Thursday, October 21, 2010

The Great Mancession Continues Yet Obama Pushes for Economic Security, Jobs for America’s Women

The chart above displays monthly employment levels by gender back to 2002, and the shaded area highlights the job picture from December 2007 (the start of the recession) through September 2010.  As of last month, total U.S. employment is still 6.78 million jobs below the level when the recession started.  Of those jobs lost, 4.66 million, or 68.7% of the total, were jobs held by men, and 2.12 million were jobs lost by women, or 31.3% of all jobs lost.  In other words, for every 100 jobs lost by women since the start of the recession in late 2007, men have lost an astonishing 219 jobs. That's one reason that the last few years are known as "The Great Mancession of 2008-2009."  

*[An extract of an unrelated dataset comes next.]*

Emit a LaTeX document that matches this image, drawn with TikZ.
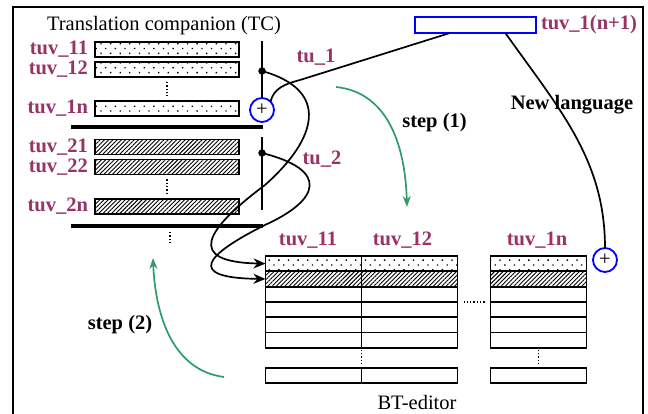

The gender differences in unemployment rates during the “Great Mancession” tell a similar story of disproportionate economic hardship for men.  In the chart below, the monthly differences in jobless rates by gender are displayed back to 1948, and illustrate the unprecedented adverse effects on men in recent years.  During the last three recessions (1981-82, 1990-91 and 2001), the male jobless rate also exceeded the female jobless rate, but only by about 1% on average at the peaks.  In contrast, during the most recent recession, the “jobless rate gender gap” reached an historically unprecedented high (in either direction) of 2.7% in favor of women in August 2009 (11% male jobless rate vs. 8.3% female), and has decreased over the last year to 1.9 percent last month (10.5% for men vs. 8.6% for women).  Even at 1.9%, the current jobless rate gap in favor of women is still about twice the maximum jobless rate gaps favoring female workers during the last three recessions, and indicates that the Great Mancession continues.   


Bottom Line: The empirical evidence is clear and undeniable: men suffered much more than women during the Great Mancession and they continue to bear a disproportionate share of the job losses compared to women (by more than 2:1), and remain unemployed at jobless rates that are almost 2 percent higher than female workers. 

And yet, the National Economic Council released a report today (“Jobs and Economic Security for America’s Women”) “on the impact of the recession on women and how the Obama administration’s economic policies benefit American women. The report lays out the economic landscape facing women today and details some of the many ways the administration is committed to making sure the government is working for all Americans especially American women.”